For both years Lloyd Strong claimed salary payments of $3,770.00.

I said to Madeline, “Did you know your brother was losing money in the inventing business?”

“Oh, yes,” she said. “But that was only temporary.”

“How do you mean?” I asked.

“It takes some time before royalties begin to come in from patents. Lloyd had several excellent chances to sell some of his patents outright, but since we didn’t need the money, he preferred to take a long-range view and only lease them on a royalty basis. It’s only since father died that Lloyd started patenting his inventions. And every patent he’s leased is tied up with an ironclad contract. Returns are low to start with that way, but the eventual income should be four to five times what he could have gotten by outright sales. My brother was an excellent businessman.”

By then it was pushing twelve-thirty and I offered to buy Madeline lunch. We had it in an excellent restaurant she knew from having spent her whole life in the neighborhood.
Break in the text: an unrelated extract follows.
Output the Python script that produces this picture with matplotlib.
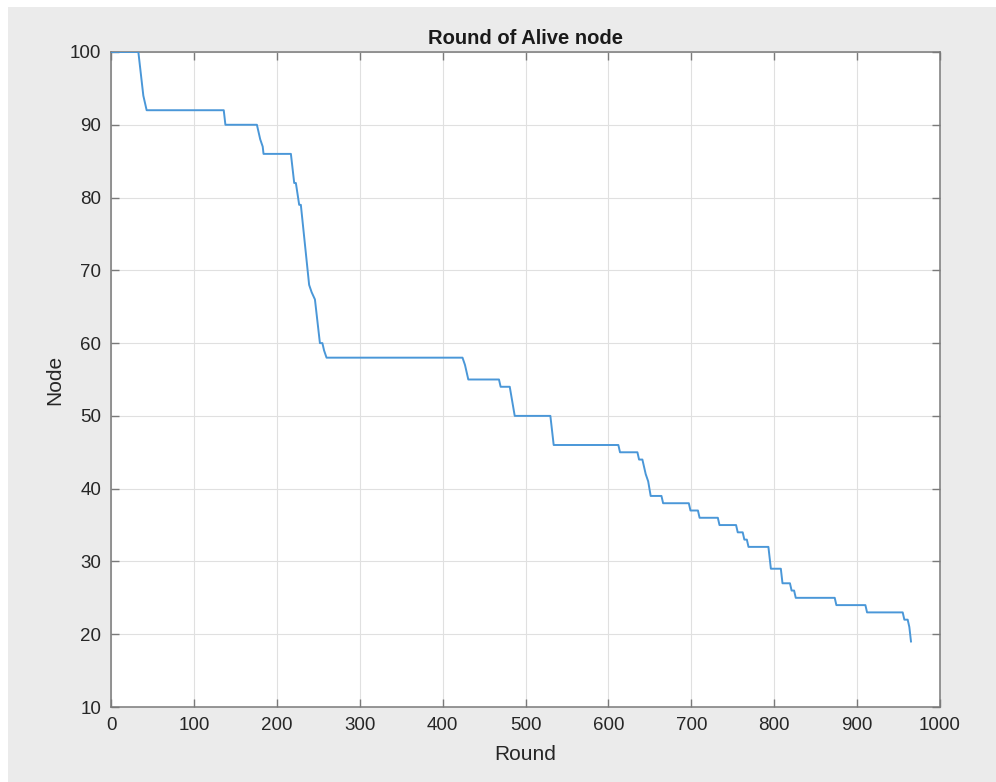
import matplotlib
matplotlib.use("Agg")
import matplotlib.pyplot as plt
from matplotlib.patches import Rectangle

plt.rcParams['font.family'] = ['Liberation Sans', 'DejaVu Sans']

# Vertices of the alive-node curve
rounds = [1, 33, 39, 43, 136, 138, 176, 178, 180, 183, 184, 217, 221, 223, 227, 229,
          239, 242, 246, 252, 255, 257, 260, 424, 427, 431, 468, 470, 481, 484, 487,
          530, 534, 612, 614, 635, 637, 641, 645, 648, 651, 664, 666, 697, 699, 708,
          710, 732, 734, 754, 756, 762, 764, 767, 769, 793, 796, 808, 810, 819, 821,
          824, 826, 873, 875, 910, 912, 955, 957, 961, 963, 965]
alive = [100, 100, 94, 92, 92, 90, 90, 89, 88, 87, 86, 86, 82, 82, 79, 79,
         68, 67, 66, 60, 60, 59, 58, 58, 57, 55, 55, 54, 54, 52, 50,
         50, 46, 46, 45, 45, 44, 44, 42, 41, 39, 39, 38, 38, 37, 37,
         36, 36, 35, 35, 34, 34, 33, 33, 32, 32, 29, 29, 27, 27, 26,
         26, 25, 25, 24, 24, 23, 23, 22, 22, 21, 19]

x_ticks = list(range(0, 1001, 100))
y_ticks = list(range(10, 101, 10))
title = "Round of Alive node"
x_label = "Round"
y_label = "Node"

W, H = 996, 782
fig = plt.figure(figsize=(W / 100, H / 100), dpi=100, facecolor='white')
fig.patches.append(Rectangle((8 / W, 0), 1 - 8 / W, 1 - 7 / H, transform=fig.transFigure,
                             facecolor='#ebebeb', edgecolor='none', zorder=-10))

ax = fig.add_axes([111 / W, (H - 707) / H, (940 - 111) / W, (707 - 52) / H])
ax.set_facecolor('white')
ax.plot(rounds, alive, color='#4a97d8', linewidth=1.4, zorder=3)

ax.set_xlim(0, 1000)
ax.set_ylim(10, 100)
ax.set_xticks(x_ticks)
ax.set_yticks(y_ticks)
ax.grid(True, color='#e0e0e0', linewidth=0.8)
ax.set_axisbelow(True)
for s in ax.spines.values():
    s.set_color('#7a7a7a')
    s.set_linewidth(1.1)
ax.tick_params(direction='in', length=6, width=1.0, color='#7a7a7a',
               top=True, right=True, labelsize=13.5, labelcolor='#262626', pad=7)

ax.set_title(title, fontsize=14.5, fontweight='bold', color='#1a1a1a', pad=6)
ax.set_xlabel(x_label, fontsize=15, color='#262626', labelpad=8)
ax.set_ylabel(y_label, fontsize=15, color='#262626', labelpad=4)

fig.savefig('out.png', dpi=100, facecolor=fig.get_facecolor())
The food was fine, but the lunch was no fun because Madeline kept pestering me to know what I had been looking for and I was in no mood to tell her.

“I want to talk to Warren Day before I say a word to anyone else,” I said. “I think I’ve got the answer to this case, but there isn’t a shred of proof. Before I lay myself open to a possible defamation of character suit, I want to see if Day can help me.”

“You mean you actually know who killed Walter Ford?”

“I’ve got a theory about it. It may come to nothing. And that’s all you get until I find out.”